Regista di prim’ordine, attore di cinema e teatro, leader della prima associazione dei cineasti italiani (altro aspetto affrontato a Torino da chi scrive e da altri studiosi), intellettuale antifascista coraggioso e coerente, Vincenzo Leone / Roberto Roberti ha tutti i requisiti artistici e morali per assumere un posto di rilievo nella memoria storica del cinema italiano, negli studi futuri sulla storia prestigiosa della settima arte nel nostro Paese, nel pantheon dei figli migliori d’Irpinia.
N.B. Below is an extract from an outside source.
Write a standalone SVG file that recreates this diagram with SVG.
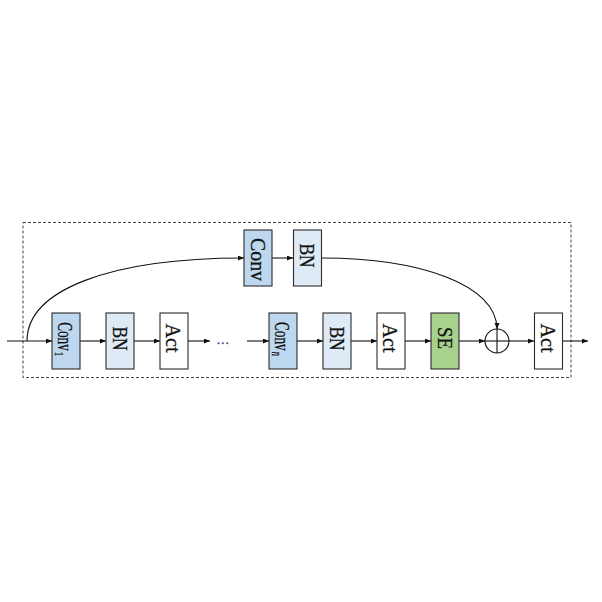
<svg xmlns="http://www.w3.org/2000/svg" width="602" height="602" viewBox="0 0 602 602">
<style>
.box{stroke:#2b2b2b;stroke-width:1.1}
.conv{fill:#bdd7ee}
.bn{fill:#deebf7}
.act{fill:#ffffff}
.se{fill:#a9d18e}
.lbl{font-family:"Liberation Serif","Times New Roman",serif;font-size:22px;text-anchor:middle;fill:#111;stroke:#111;stroke-width:0.3}
.ln{fill:none;stroke:#111;stroke-width:1.1}
.frame{fill:none;stroke:#444;stroke-width:1;stroke-dasharray:3 2}
</style>
<defs>
<marker id="ah" markerUnits="userSpaceOnUse" markerWidth="7" markerHeight="6" refX="6" refY="2.5" orient="auto">
<path d="M0,0 L6,2.5 L0,5 Z" fill="#111"/>
</marker>
</defs>
<rect width="602" height="602" fill="#fff"/>
<rect id="frame" class="frame" x="23" y="222.5" width="548" height="155"/>

<g id="connectors">
<line class="ln" x1="7" y1="341" x2="52" y2="341" marker-end="url(#ah)"/>
<line class="ln" x1="80" y1="341" x2="106" y2="341" marker-end="url(#ah)"/>
<line class="ln" x1="134" y1="341" x2="160" y2="341" marker-end="url(#ah)"/>
<line class="ln" x1="188" y1="341" x2="210" y2="341" marker-end="url(#ah)"/>
<line class="ln" x1="247" y1="341" x2="269" y2="341" marker-end="url(#ah)"/>
<line class="ln" x1="297" y1="341" x2="323" y2="341" marker-end="url(#ah)"/>
<line class="ln" x1="351" y1="341" x2="377" y2="341" marker-end="url(#ah)"/>
<line class="ln" x1="405" y1="341" x2="431" y2="341" marker-end="url(#ah)"/>
<line class="ln" x1="459" y1="341" x2="485" y2="341" marker-end="url(#ah)"/>
<line class="ln" x1="509" y1="341" x2="534" y2="341" marker-end="url(#ah)"/>
<line class="ln" x1="563" y1="341" x2="588" y2="341" marker-end="url(#ah)"/>
<path class="ln" d="M27,341 C27,290 110,258 244,258" marker-end="url(#ah)"/>
<line class="ln" x1="272" y1="258" x2="293" y2="258" marker-end="url(#ah)"/>
<path class="ln" d="M322,258 C420,258 497,285 497,329" marker-end="url(#ah)"/>
</g>

<text id="dots" x="222.7" y="344" font-family="Liberation Serif, serif" font-size="13" text-anchor="middle" fill="#2a4d7a" stroke="#2a4d7a" stroke-width="0.4">…</text>

<g id="conv-top">
<rect class="box conv" x="244" y="230" width="28" height="56"/>
<text class="lbl" transform="translate(258,259.5) rotate(90) scale(0.9,1)" x="0" y="7.3">Conv</text>
</g>
<g id="bn-top">
<rect class="box bn" x="293.5" y="230" width="28" height="56"/>
<text class="lbl" transform="translate(307.5,255.5) rotate(90) scale(0.83,1)" x="0" y="7" style="font-size:21px">BN</text>
</g>

<g id="conv1">
<rect class="box conv" x="52" y="313" width="28" height="56"/>
<text class="lbl" transform="translate(66,339) rotate(90) scale(0.6,1)" x="0" y="8">Conv<tspan dx="2" dy="3" style="font-size:13px">1</tspan></text>
</g>
<g id="bn1">
<rect class="box bn" x="106" y="313" width="28" height="56"/>
<text class="lbl" transform="translate(120,338.5) rotate(90) scale(0.83,1)" x="0" y="7" style="font-size:21px">BN</text>
</g>
<g id="act1">
<rect class="box act" x="160" y="313" width="28" height="56"/>
<text class="lbl" transform="translate(174,338) rotate(90) scale(0.92,1)" x="0" y="7.5">Act</text>
</g>

<g id="convn">
<rect class="box conv" x="269" y="313" width="28" height="56"/>
<text class="lbl" transform="translate(283,339) rotate(90) scale(0.6,1)" x="0" y="8">Conv<tspan dx="2" dy="3" style="font-size:14px;font-style:italic">n</tspan></text>
</g>
<g id="bn2">
<rect class="box bn" x="323" y="313" width="28" height="56"/>
<text class="lbl" transform="translate(337,338.5) rotate(90) scale(0.83,1)" x="0" y="7" style="font-size:21px">BN</text>
</g>
<g id="act2">
<rect class="box act" x="377" y="313" width="28" height="56"/>
<text class="lbl" transform="translate(391,338) rotate(90) scale(0.92,1)" x="0" y="7.5">Act</text>
</g>
<g id="se">
<rect class="box se" x="431" y="313" width="28" height="56"/>
<text class="lbl" transform="translate(445,338) rotate(90) scale(0.88,1)" x="0" y="7.2" style="font-size:21.5px">SE</text>
</g>
<g id="add">
<circle cx="497" cy="341" r="12" fill="#fff" stroke="#111" stroke-width="1.1"/>
<line class="ln" x1="485" y1="341" x2="509" y2="341"/>
<line class="ln" x1="497" y1="329" x2="497" y2="353"/>
</g>
<g id="act3">
<rect class="box act" x="534.5" y="313" width="28" height="56"/>
<text class="lbl" transform="translate(548.5,338) rotate(90) scale(0.92,1)" x="0" y="7.5">Act</text>
</g>
</svg>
Per questa prospettiva culturale l’archivio di chi scrive e delle associazioni “Quaderni di Cinemasud” e ArCCo è (non da oggi) a disposizione di progetti e iniziative, in Italia e in primo luogo in Irpinia, con possibili riflessi turistici, a condizione che siano promossi e gestiti all’insegna di quei criteri di programmazione pluriennale, serietà degli studi, meritocrazia, riconoscimento e rispetto delle storie professionali, indipendenza dalla politica clientelare e dal campanilismo: criteri che nel nostro Mezzogiorno costituiscono ancora un’eccezione e invece rappresentano una visione necessaria e decisiva per dare al Sud una svolta di respiro nazionale ed europeo.